:: Listed records ::
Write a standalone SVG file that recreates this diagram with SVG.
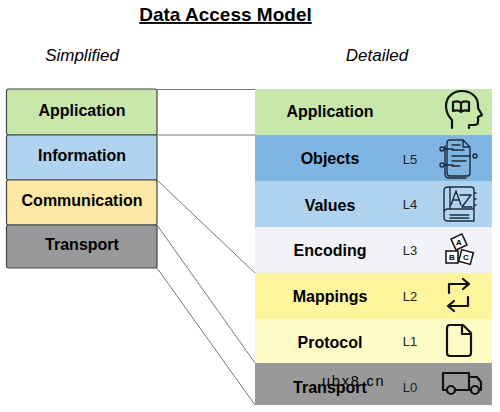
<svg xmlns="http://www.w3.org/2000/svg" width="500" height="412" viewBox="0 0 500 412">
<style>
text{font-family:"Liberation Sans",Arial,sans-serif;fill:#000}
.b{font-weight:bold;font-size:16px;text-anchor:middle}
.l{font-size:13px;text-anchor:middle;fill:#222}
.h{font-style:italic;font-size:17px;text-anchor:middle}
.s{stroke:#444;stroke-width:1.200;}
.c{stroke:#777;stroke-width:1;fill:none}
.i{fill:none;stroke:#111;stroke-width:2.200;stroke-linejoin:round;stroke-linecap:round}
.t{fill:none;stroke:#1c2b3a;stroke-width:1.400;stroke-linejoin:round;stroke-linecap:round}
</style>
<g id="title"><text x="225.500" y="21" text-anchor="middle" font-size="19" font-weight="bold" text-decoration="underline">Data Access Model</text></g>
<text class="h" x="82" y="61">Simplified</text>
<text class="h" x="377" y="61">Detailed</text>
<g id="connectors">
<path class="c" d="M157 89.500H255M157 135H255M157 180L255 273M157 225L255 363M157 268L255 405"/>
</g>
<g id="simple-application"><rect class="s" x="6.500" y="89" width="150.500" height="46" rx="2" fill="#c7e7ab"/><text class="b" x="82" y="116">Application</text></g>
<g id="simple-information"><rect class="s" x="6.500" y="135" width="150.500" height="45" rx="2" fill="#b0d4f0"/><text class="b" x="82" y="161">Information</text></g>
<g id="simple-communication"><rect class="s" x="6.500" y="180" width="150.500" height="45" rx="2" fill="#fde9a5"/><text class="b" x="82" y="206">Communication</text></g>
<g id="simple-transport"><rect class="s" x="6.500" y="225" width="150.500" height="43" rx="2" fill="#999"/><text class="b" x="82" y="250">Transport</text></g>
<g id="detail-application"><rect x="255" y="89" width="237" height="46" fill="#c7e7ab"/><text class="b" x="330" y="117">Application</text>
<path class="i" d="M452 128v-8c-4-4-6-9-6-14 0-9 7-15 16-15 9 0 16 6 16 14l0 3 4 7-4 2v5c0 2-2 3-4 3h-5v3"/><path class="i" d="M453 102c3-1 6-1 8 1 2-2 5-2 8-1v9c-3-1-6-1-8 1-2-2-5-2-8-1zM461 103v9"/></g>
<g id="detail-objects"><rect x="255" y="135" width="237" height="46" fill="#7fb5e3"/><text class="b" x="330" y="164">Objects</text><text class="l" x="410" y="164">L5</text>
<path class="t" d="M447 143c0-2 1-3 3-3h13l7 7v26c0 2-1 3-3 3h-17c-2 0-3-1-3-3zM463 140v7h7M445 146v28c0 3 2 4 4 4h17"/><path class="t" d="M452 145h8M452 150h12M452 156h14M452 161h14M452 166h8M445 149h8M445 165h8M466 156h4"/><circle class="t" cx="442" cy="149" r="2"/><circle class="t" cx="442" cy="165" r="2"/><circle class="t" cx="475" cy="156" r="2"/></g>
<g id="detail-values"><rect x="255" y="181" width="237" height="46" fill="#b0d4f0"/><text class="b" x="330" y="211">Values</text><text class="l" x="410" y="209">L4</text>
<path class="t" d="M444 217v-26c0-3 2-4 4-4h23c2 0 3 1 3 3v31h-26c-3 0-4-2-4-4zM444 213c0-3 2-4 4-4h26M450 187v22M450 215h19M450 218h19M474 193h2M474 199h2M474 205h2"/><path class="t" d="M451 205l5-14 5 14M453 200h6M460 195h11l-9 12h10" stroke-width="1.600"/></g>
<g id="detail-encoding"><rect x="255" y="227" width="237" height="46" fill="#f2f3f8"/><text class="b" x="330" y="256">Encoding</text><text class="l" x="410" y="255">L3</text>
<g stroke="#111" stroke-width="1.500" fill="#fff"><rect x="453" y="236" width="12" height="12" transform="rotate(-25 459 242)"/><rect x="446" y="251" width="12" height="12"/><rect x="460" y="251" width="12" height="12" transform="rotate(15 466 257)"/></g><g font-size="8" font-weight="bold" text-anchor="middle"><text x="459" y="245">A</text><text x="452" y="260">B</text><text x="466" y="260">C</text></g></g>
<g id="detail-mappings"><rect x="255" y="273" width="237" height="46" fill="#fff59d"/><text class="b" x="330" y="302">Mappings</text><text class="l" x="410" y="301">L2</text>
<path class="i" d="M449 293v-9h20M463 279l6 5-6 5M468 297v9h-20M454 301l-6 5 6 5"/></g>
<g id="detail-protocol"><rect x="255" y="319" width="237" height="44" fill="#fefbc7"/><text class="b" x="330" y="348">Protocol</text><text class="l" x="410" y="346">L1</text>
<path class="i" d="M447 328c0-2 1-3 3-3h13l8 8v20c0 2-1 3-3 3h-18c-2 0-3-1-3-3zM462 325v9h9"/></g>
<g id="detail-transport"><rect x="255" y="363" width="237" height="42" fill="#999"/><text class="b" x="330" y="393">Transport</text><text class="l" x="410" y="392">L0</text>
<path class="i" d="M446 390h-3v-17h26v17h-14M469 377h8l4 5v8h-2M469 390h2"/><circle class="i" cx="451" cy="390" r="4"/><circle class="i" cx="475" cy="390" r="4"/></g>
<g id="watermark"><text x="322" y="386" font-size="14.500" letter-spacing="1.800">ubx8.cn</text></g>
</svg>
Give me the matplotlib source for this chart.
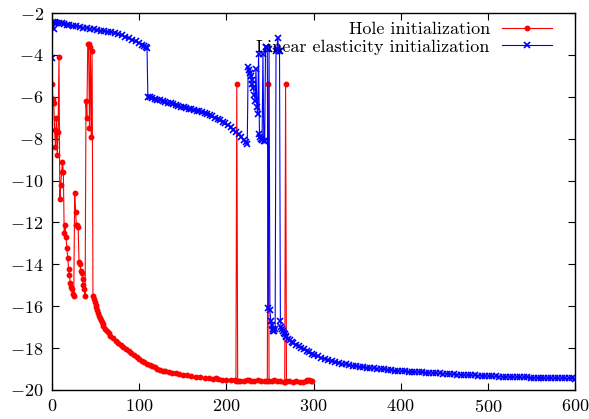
:::
Task brief:
The records above are to be reproduced exactly; the pictures are to be left out.

Solution to this task:
Write a standalone SVG file that recreates this diagram with SVG.
<svg xmlns="http://www.w3.org/2000/svg" width="500" height="412" viewBox="0 0 500 412">
<style>
text{font-family:"Liberation Sans",Arial,sans-serif;fill:#000}
.b{font-weight:bold;font-size:16px;text-anchor:middle}
.l{font-size:13px;text-anchor:middle;fill:#222}
.h{font-style:italic;font-size:17px;text-anchor:middle}
.s{stroke:#444;stroke-width:1.200;}
.c{stroke:#777;stroke-width:1;fill:none}
.i{fill:none;stroke:#111;stroke-width:2.200;stroke-linejoin:round;stroke-linecap:round}
.t{fill:none;stroke:#1c2b3a;stroke-width:1.400;stroke-linejoin:round;stroke-linecap:round}
</style>
<g id="title"><text x="225.500" y="21" text-anchor="middle" font-size="19" font-weight="bold" text-decoration="underline">Data Access Model</text></g>
<text class="h" x="82" y="61">Simplified</text>
<text class="h" x="377" y="61">Detailed</text>
<g id="connectors">
<path class="c" d="M157 89.500H255M157 135H255M157 180L255 273M157 225L255 363M157 268L255 405"/>
</g>
<g id="simple-application"><rect class="s" x="6.500" y="89" width="150.500" height="46" rx="2" fill="#c7e7ab"/><text class="b" x="82" y="116">Application</text></g>
<g id="simple-information"><rect class="s" x="6.500" y="135" width="150.500" height="45" rx="2" fill="#b0d4f0"/><text class="b" x="82" y="161">Information</text></g>
<g id="simple-communication"><rect class="s" x="6.500" y="180" width="150.500" height="45" rx="2" fill="#fde9a5"/><text class="b" x="82" y="206">Communication</text></g>
<g id="simple-transport"><rect class="s" x="6.500" y="225" width="150.500" height="43" rx="2" fill="#999"/><text class="b" x="82" y="250">Transport</text></g>
<g id="detail-application"><rect x="255" y="89" width="237" height="46" fill="#c7e7ab"/><text class="b" x="330" y="117">Application</text>
<path class="i" d="M452 128v-8c-4-4-6-9-6-14 0-9 7-15 16-15 9 0 16 6 16 14l0 3 4 7-4 2v5c0 2-2 3-4 3h-5v3"/><path class="i" d="M453 102c3-1 6-1 8 1 2-2 5-2 8-1v9c-3-1-6-1-8 1-2-2-5-2-8-1zM461 103v9"/></g>
<g id="detail-objects"><rect x="255" y="135" width="237" height="46" fill="#7fb5e3"/><text class="b" x="330" y="164">Objects</text><text class="l" x="410" y="164">L5</text>
<path class="t" d="M447 143c0-2 1-3 3-3h13l7 7v26c0 2-1 3-3 3h-17c-2 0-3-1-3-3zM463 140v7h7M445 146v28c0 3 2 4 4 4h17"/><path class="t" d="M452 145h8M452 150h12M452 156h14M452 161h14M452 166h8M445 149h8M445 165h8M466 156h4"/><circle class="t" cx="442" cy="149" r="2"/><circle class="t" cx="442" cy="165" r="2"/><circle class="t" cx="475" cy="156" r="2"/></g>
<g id="detail-values"><rect x="255" y="181" width="237" height="46" fill="#b0d4f0"/><text class="b" x="330" y="211">Values</text><text class="l" x="410" y="209">L4</text>
<path class="t" d="M444 217v-26c0-3 2-4 4-4h23c2 0 3 1 3 3v31h-26c-3 0-4-2-4-4zM444 213c0-3 2-4 4-4h26M450 187v22M450 215h19M450 218h19M474 193h2M474 199h2M474 205h2"/><path class="t" d="M451 205l5-14 5 14M453 200h6M460 195h11l-9 12h10" stroke-width="1.600"/></g>
<g id="detail-encoding"><rect x="255" y="227" width="237" height="46" fill="#f2f3f8"/><text class="b" x="330" y="256">Encoding</text><text class="l" x="410" y="255">L3</text>
<g stroke="#111" stroke-width="1.500" fill="#fff"><rect x="453" y="236" width="12" height="12" transform="rotate(-25 459 242)"/><rect x="446" y="251" width="12" height="12"/><rect x="460" y="251" width="12" height="12" transform="rotate(15 466 257)"/></g><g font-size="8" font-weight="bold" text-anchor="middle"><text x="459" y="245">A</text><text x="452" y="260">B</text><text x="466" y="260">C</text></g></g>
<g id="detail-mappings"><rect x="255" y="273" width="237" height="46" fill="#fff59d"/><text class="b" x="330" y="302">Mappings</text><text class="l" x="410" y="301">L2</text>
<path class="i" d="M449 293v-9h20M463 279l6 5-6 5M468 297v9h-20M454 301l-6 5 6 5"/></g>
<g id="detail-protocol"><rect x="255" y="319" width="237" height="44" fill="#fefbc7"/><text class="b" x="330" y="348">Protocol</text><text class="l" x="410" y="346">L1</text>
<path class="i" d="M447 328c0-2 1-3 3-3h13l8 8v20c0 2-1 3-3 3h-18c-2 0-3-1-3-3zM462 325v9h9"/></g>
<g id="detail-transport"><rect x="255" y="363" width="237" height="42" fill="#999"/><text class="b" x="330" y="393">Transport</text><text class="l" x="410" y="392">L0</text>
<path class="i" d="M446 390h-3v-17h26v17h-14M469 377h8l4 5v8h-2M469 390h2"/><circle class="i" cx="451" cy="390" r="4"/><circle class="i" cx="475" cy="390" r="4"/></g>
<g id="watermark"><text x="322" y="386" font-size="14.500" letter-spacing="1.800">ubx8.cn</text></g>
</svg>
Give me the matplotlib source for this chart.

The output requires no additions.